* JOB:
Omit all images. Transcribe the rest of the material below exactly.

···

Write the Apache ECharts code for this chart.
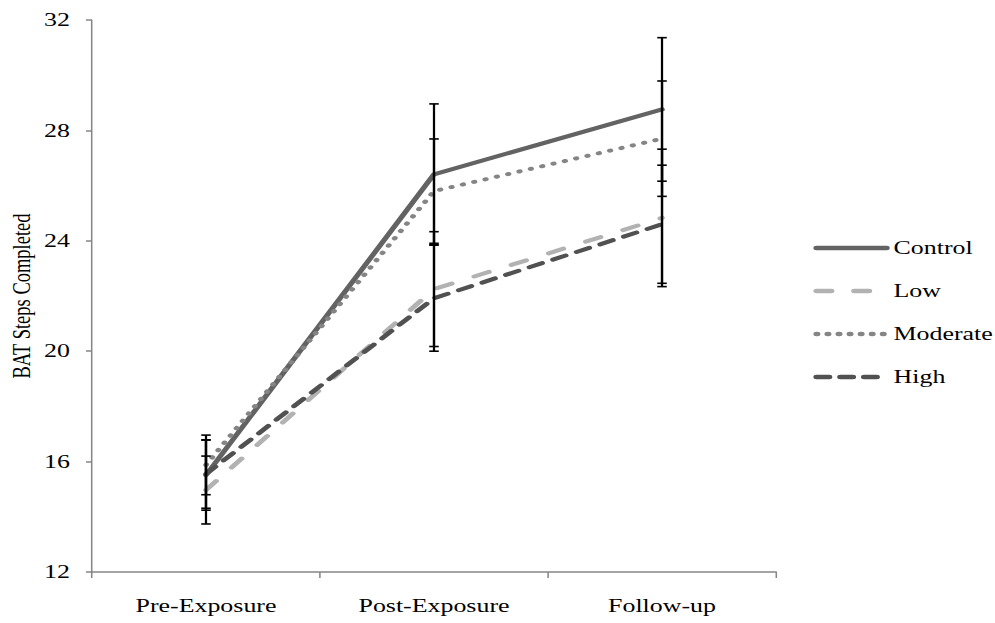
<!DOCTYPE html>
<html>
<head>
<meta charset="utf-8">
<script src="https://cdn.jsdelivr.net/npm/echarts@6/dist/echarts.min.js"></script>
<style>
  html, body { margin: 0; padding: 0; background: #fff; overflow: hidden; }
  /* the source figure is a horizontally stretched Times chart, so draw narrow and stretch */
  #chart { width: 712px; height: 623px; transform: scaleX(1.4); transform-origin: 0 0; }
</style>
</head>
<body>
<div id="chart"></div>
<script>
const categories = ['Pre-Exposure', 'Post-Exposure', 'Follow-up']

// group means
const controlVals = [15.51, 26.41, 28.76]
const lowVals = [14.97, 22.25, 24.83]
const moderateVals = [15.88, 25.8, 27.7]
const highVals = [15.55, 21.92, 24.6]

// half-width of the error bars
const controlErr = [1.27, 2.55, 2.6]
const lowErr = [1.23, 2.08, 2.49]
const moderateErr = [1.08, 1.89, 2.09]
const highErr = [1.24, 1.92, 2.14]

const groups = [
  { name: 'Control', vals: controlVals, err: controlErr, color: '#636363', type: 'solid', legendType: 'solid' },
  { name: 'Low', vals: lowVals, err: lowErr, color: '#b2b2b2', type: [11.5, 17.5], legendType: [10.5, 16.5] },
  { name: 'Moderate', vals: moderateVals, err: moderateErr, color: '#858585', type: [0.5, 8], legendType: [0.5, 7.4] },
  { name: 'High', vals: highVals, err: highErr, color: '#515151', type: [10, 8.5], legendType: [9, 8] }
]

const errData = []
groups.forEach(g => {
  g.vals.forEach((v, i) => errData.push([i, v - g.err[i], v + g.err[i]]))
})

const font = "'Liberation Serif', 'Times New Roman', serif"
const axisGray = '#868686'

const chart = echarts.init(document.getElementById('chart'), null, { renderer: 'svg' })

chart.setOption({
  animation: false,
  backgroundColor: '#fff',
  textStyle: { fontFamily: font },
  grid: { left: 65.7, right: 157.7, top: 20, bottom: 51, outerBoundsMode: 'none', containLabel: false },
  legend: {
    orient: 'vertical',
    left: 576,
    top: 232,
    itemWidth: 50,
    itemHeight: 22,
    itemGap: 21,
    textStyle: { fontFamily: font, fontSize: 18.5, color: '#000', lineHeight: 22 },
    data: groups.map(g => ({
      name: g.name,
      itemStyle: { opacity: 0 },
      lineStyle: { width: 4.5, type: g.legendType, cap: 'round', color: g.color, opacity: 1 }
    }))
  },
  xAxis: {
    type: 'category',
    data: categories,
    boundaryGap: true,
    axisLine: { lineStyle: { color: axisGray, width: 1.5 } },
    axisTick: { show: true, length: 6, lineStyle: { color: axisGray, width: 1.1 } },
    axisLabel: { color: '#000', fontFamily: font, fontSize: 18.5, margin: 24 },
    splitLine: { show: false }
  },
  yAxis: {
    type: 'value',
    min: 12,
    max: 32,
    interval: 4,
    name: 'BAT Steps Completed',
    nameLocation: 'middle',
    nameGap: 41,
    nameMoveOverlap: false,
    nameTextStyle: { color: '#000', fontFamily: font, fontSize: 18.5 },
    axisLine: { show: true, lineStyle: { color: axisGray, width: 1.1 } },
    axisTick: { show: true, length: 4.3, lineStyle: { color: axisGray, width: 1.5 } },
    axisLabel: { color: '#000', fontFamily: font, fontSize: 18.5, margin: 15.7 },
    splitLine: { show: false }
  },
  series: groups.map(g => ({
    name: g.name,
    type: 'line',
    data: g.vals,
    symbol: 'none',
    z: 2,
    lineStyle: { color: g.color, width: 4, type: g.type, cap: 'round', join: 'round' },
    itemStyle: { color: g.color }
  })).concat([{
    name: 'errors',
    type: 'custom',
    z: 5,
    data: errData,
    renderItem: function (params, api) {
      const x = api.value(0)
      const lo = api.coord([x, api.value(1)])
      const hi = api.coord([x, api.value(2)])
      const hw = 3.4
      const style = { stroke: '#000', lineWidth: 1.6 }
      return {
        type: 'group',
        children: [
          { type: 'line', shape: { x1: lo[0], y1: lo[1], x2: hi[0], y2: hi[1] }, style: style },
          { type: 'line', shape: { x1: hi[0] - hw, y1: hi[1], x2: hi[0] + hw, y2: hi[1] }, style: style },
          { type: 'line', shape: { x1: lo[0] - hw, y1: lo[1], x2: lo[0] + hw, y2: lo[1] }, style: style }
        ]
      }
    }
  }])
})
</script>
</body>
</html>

···

* REPLY:
Write the Apache ECharts code for this chart.
<!DOCTYPE html>
<html>
<head>
<meta charset="utf-8">
<script src="https://cdn.jsdelivr.net/npm/echarts@6/dist/echarts.min.js"></script>
<style>
  html, body { margin: 0; padding: 0; background: #fff; overflow: hidden; }
  /* the source figure is a horizontally stretched Times chart, so draw narrow and stretch */
  #chart { width: 712px; height: 623px; transform: scaleX(1.4); transform-origin: 0 0; }
</style>
</head>
<body>
<div id="chart"></div>
<script>
const categories = ['Pre-Exposure', 'Post-Exposure', 'Follow-up']

// group means
const controlVals = [15.51, 26.41, 28.76]
const lowVals = [14.97, 22.25, 24.83]
const moderateVals = [15.88, 25.8, 27.7]
const highVals = [15.55, 21.92, 24.6]

// half-width of the error bars
const controlErr = [1.27, 2.55, 2.6]
const lowErr = [1.23, 2.08, 2.49]
const moderateErr = [1.08, 1.89, 2.09]
const highErr = [1.24, 1.92, 2.14]

const groups = [
  { name: 'Control', vals: controlVals, err: controlErr, color: '#636363', type: 'solid', legendType: 'solid' },
  { name: 'Low', vals: lowVals, err: lowErr, color: '#b2b2b2', type: [11.5, 17.5], legendType: [10.5, 16.5] },
  { name: 'Moderate', vals: moderateVals, err: moderateErr, color: '#858585', type: [0.5, 8], legendType: [0.5, 7.4] },
  { name: 'High', vals: highVals, err: highErr, color: '#515151', type: [10, 8.5], legendType: [9, 8] }
]

const errData = []
groups.forEach(g => {
  g.vals.forEach((v, i) => errData.push([i, v - g.err[i], v + g.err[i]]))
})

const font = "'Liberation Serif', 'Times New Roman', serif"
const axisGray = '#868686'

const chart = echarts.init(document.getElementById('chart'), null, { renderer: 'svg' })

chart.setOption({
  animation: false,
  backgroundColor: '#fff',
  textStyle: { fontFamily: font },
  grid: { left: 65.7, right: 157.7, top: 20, bottom: 51, outerBoundsMode: 'none', containLabel: false },
  legend: {
    orient: 'vertical',
    left: 576,
    top: 232,
    itemWidth: 50,
    itemHeight: 22,
    itemGap: 21,
    textStyle: { fontFamily: font, fontSize: 18.5, color: '#000', lineHeight: 22 },
    data: groups.map(g => ({
      name: g.name,
      itemStyle: { opacity: 0 },
      lineStyle: { width: 4.5, type: g.legendType, cap: 'round', color: g.color, opacity: 1 }
    }))
  },
  xAxis: {
    type: 'category',
    data: categories,
    boundaryGap: true,
    axisLine: { lineStyle: { color: axisGray, width: 1.5 } },
    axisTick: { show: true, length: 6, lineStyle: { color: axisGray, width: 1.1 } },
    axisLabel: { color: '#000', fontFamily: font, fontSize: 18.5, margin: 24 },
    splitLine: { show: false }
  },
  yAxis: {
    type: 'value',
    min: 12,
    max: 32,
    interval: 4,
    name: 'BAT Steps Completed',
    nameLocation: 'middle',
    nameGap: 41,
    nameMoveOverlap: false,
    nameTextStyle: { color: '#000', fontFamily: font, fontSize: 18.5 },
    axisLine: { show: true, lineStyle: { color: axisGray, width: 1.1 } },
    axisTick: { show: true, length: 4.3, lineStyle: { color: axisGray, width: 1.5 } },
    axisLabel: { color: '#000', fontFamily: font, fontSize: 18.5, margin: 15.7 },
    splitLine: { show: false }
  },
  series: groups.map(g => ({
    name: g.name,
    type: 'line',
    data: g.vals,
    symbol: 'none',
    z: 2,
    lineStyle: { color: g.color, width: 4, type: g.type, cap: 'round', join: 'round' },
    itemStyle: { color: g.color }
  })).concat([{
    name: 'errors',
    type: 'custom',
    z: 5,
    data: errData,
    renderItem: function (params, api) {
      const x = api.value(0)
      const lo = api.coord([x, api.value(1)])
      const hi = api.coord([x, api.value(2)])
      const hw = 3.4
      const style = { stroke: '#000', lineWidth: 1.6 }
      return {
        type: 'group',
        children: [
          { type: 'line', shape: { x1: lo[0], y1: lo[1], x2: hi[0], y2: hi[1] }, style: style },
          { type: 'line', shape: { x1: hi[0] - hw, y1: hi[1], x2: hi[0] + hw, y2: hi[1] }, style: style },
          { type: 'line', shape: { x1: lo[0] - hw, y1: lo[1], x2: lo[0] + hw, y2: lo[1] }, style: style }
        ]
      }
    }
  }])
})
</script>
</body>
</html>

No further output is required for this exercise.